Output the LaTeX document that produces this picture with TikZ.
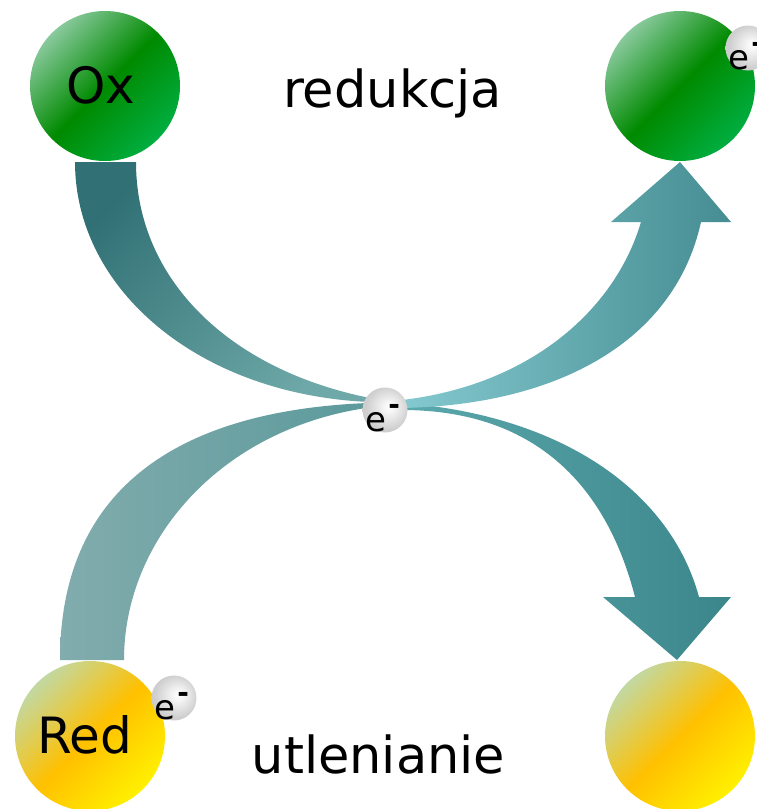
\documentclass[tikz,border=0pt]{standalone}
\usepackage{fontspec}
\setmainfont{DejaVu Sans}
% colours of the spheres
\definecolor{greenTL}{HTML}{88C99C}
\definecolor{greenMid}{HTML}{008A00}
\definecolor{greenBR}{HTML}{00AE40}
\definecolor{goldTL}{HTML}{C2D8A2}
\definecolor{goldMid}{HTML}{FFC000}
\definecolor{goldBR}{HTML}{FFF000}
% colours of the bands and arrows
\definecolor{bandAdark}{HTML}{317175}
\definecolor{bandAlight}{HTML}{6EA8A8}
\definecolor{bandBleft}{HTML}{82ACAD}
\definecolor{bandBright}{HTML}{5C9A9C}
\definecolor{upLeft}{HTML}{84C9CF}
\definecolor{upRight}{HTML}{458D92}
\definecolor{downLeft}{HTML}{5BA8AD}
\definecolor{downRight}{HTML}{3B868A}
% electron: light grey sphere with a soft highlight towards the upper right
\pgfdeclareradialshading{electronshade}{\pgfpoint{5bp}{4bp}}{%
  color(0bp)=(white); color(6bp)=(gray!8); color(24bp)=(gray!38); color(50bp)=(gray!48)}
\begin{document}
\begin{tikzpicture}[x=1pt,y=-1pt,
  greenball/.style={circle, minimum size=150pt, inner sep=0pt,
    top color=greenTL, bottom color=greenBR, middle color=greenMid, shading angle=45},
  goldball/.style={circle, minimum size=150pt, inner sep=0pt,
    top color=goldTL, bottom color=goldBR, middle color=goldMid, shading angle=45},
  electron/.style={circle, minimum size=45pt, inner sep=0pt, shade, shading=electronshade},
  bigtext/.style={font=\fontsize{50}{60}\selectfont, inner sep=0pt, anchor=base},
  wordtext/.style={font=\fontsize{51}{60}\selectfont, inner sep=0pt, anchor=base},
  etext/.style={font=\fontsize{34}{40}\selectfont, inner sep=0pt, anchor=base},
]
\useasboundingbox (0,0) rectangle (757,809);
\clip (0,0) rectangle (757,809);

% Ox -> e-  (tapering band)
\shade[top color=bandAdark, bottom color=bandAlight, shading angle=45]
  (75,162) .. controls (75,290) and (200,395) .. (370,402)
  -- (370,398) .. controls (230,370) and (136,280) .. (136,162) -- cycle;

% Red -> e-  (tapering band)
\shade[left color=bandBleft, right color=bandBright]
  (60,660) .. controls (60,480) and (190,410) .. (368,403)
  -- (366,408) .. controls (220,430) and (124,540) .. (124,660) -- cycle;

% e- -> lower right (oxidised form)
\shade[left color=downLeft, right color=downRight]
  (402,403) .. controls (560,415) and (670,490) .. (699,597)
  -- (731,597) -- (677,660) -- (603,597) -- (635,597)
  .. controls (605,480) and (530,410) .. (402,410) -- cycle;

% e- -> upper right (reduced form)
\shade[left color=upLeft, right color=upRight]
  (402,400) .. controls (530,385) and (615,310) .. (641,222)
  -- (611,222) -- (680,162) -- (731,222) -- (701,222)
  .. controls (675,340) and (560,405) .. (402,408) -- cycle;

% spheres
\node[greenball] (ox) at (105,86) {};
\node[greenball] (oxe) at (680,86) {};
\node[goldball] (red) at (90,736) {};
\node[goldball] (rede) at (680,736) {};

\node[bigtext] (oxlabel) at (100.5,103) {Ox};
\node[bigtext] (redlabel) at (84.5,753) {Red};

% electrons
\node[electron] (ecentre) at (385,410) {};
\node[electron] (ered) at (174,698) {};
\node[electron] (eox) at (748,48) {};
\foreach \e in {ecentre,ered,eox}
  \node[etext] (\e-txt) at ([shift={(-2pt,-21pt)}]\e.center)
    {e\hspace{1.5pt}\raisebox{17pt}{\fontsize{28}{28}\selectfont\bfseries -}};

% process names
\node[wordtext] (reduction) at (392.5,107) {redukcja};
\node[wordtext] (oxidation) at (378.5,773) {utlenianie};
\end{tikzpicture}
\end{document}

++++++++++++++++++++

_AIM_
All of the material above is to be copied exactly, except for its images.

_THE SOLUTION_
Output the LaTeX document that produces this picture with TikZ.
\documentclass[tikz,border=0pt]{standalone}
\usepackage{fontspec}
\setmainfont{DejaVu Sans}
% colours of the spheres
\definecolor{greenTL}{HTML}{88C99C}
\definecolor{greenMid}{HTML}{008A00}
\definecolor{greenBR}{HTML}{00AE40}
\definecolor{goldTL}{HTML}{C2D8A2}
\definecolor{goldMid}{HTML}{FFC000}
\definecolor{goldBR}{HTML}{FFF000}
% colours of the bands and arrows
\definecolor{bandAdark}{HTML}{317175}
\definecolor{bandAlight}{HTML}{6EA8A8}
\definecolor{bandBleft}{HTML}{82ACAD}
\definecolor{bandBright}{HTML}{5C9A9C}
\definecolor{upLeft}{HTML}{84C9CF}
\definecolor{upRight}{HTML}{458D92}
\definecolor{downLeft}{HTML}{5BA8AD}
\definecolor{downRight}{HTML}{3B868A}
% electron: light grey sphere with a soft highlight towards the upper right
\pgfdeclareradialshading{electronshade}{\pgfpoint{5bp}{4bp}}{%
  color(0bp)=(white); color(6bp)=(gray!8); color(24bp)=(gray!38); color(50bp)=(gray!48)}
\begin{document}
\begin{tikzpicture}[x=1pt,y=-1pt,
  greenball/.style={circle, minimum size=150pt, inner sep=0pt,
    top color=greenTL, bottom color=greenBR, middle color=greenMid, shading angle=45},
  goldball/.style={circle, minimum size=150pt, inner sep=0pt,
    top color=goldTL, bottom color=goldBR, middle color=goldMid, shading angle=45},
  electron/.style={circle, minimum size=45pt, inner sep=0pt, shade, shading=electronshade},
  bigtext/.style={font=\fontsize{50}{60}\selectfont, inner sep=0pt, anchor=base},
  wordtext/.style={font=\fontsize{51}{60}\selectfont, inner sep=0pt, anchor=base},
  etext/.style={font=\fontsize{34}{40}\selectfont, inner sep=0pt, anchor=base},
]
\useasboundingbox (0,0) rectangle (757,809);
\clip (0,0) rectangle (757,809);

% Ox -> e-  (tapering band)
\shade[top color=bandAdark, bottom color=bandAlight, shading angle=45]
  (75,162) .. controls (75,290) and (200,395) .. (370,402)
  -- (370,398) .. controls (230,370) and (136,280) .. (136,162) -- cycle;

% Red -> e-  (tapering band)
\shade[left color=bandBleft, right color=bandBright]
  (60,660) .. controls (60,480) and (190,410) .. (368,403)
  -- (366,408) .. controls (220,430) and (124,540) .. (124,660) -- cycle;

% e- -> lower right (oxidised form)
\shade[left color=downLeft, right color=downRight]
  (402,403) .. controls (560,415) and (670,490) .. (699,597)
  -- (731,597) -- (677,660) -- (603,597) -- (635,597)
  .. controls (605,480) and (530,410) .. (402,410) -- cycle;

% e- -> upper right (reduced form)
\shade[left color=upLeft, right color=upRight]
  (402,400) .. controls (530,385) and (615,310) .. (641,222)
  -- (611,222) -- (680,162) -- (731,222) -- (701,222)
  .. controls (675,340) and (560,405) .. (402,408) -- cycle;

% spheres
\node[greenball] (ox) at (105,86) {};
\node[greenball] (oxe) at (680,86) {};
\node[goldball] (red) at (90,736) {};
\node[goldball] (rede) at (680,736) {};

\node[bigtext] (oxlabel) at (100.5,103) {Ox};
\node[bigtext] (redlabel) at (84.5,753) {Red};

% electrons
\node[electron] (ecentre) at (385,410) {};
\node[electron] (ered) at (174,698) {};
\node[electron] (eox) at (748,48) {};
\foreach \e in {ecentre,ered,eox}
  \node[etext] (\e-txt) at ([shift={(-2pt,-21pt)}]\e.center)
    {e\hspace{1.5pt}\raisebox{17pt}{\fontsize{28}{28}\selectfont\bfseries -}};

% process names
\node[wordtext] (reduction) at (392.5,107) {redukcja};
\node[wordtext] (oxidation) at (378.5,773) {utlenianie};
\end{tikzpicture}
\end{document}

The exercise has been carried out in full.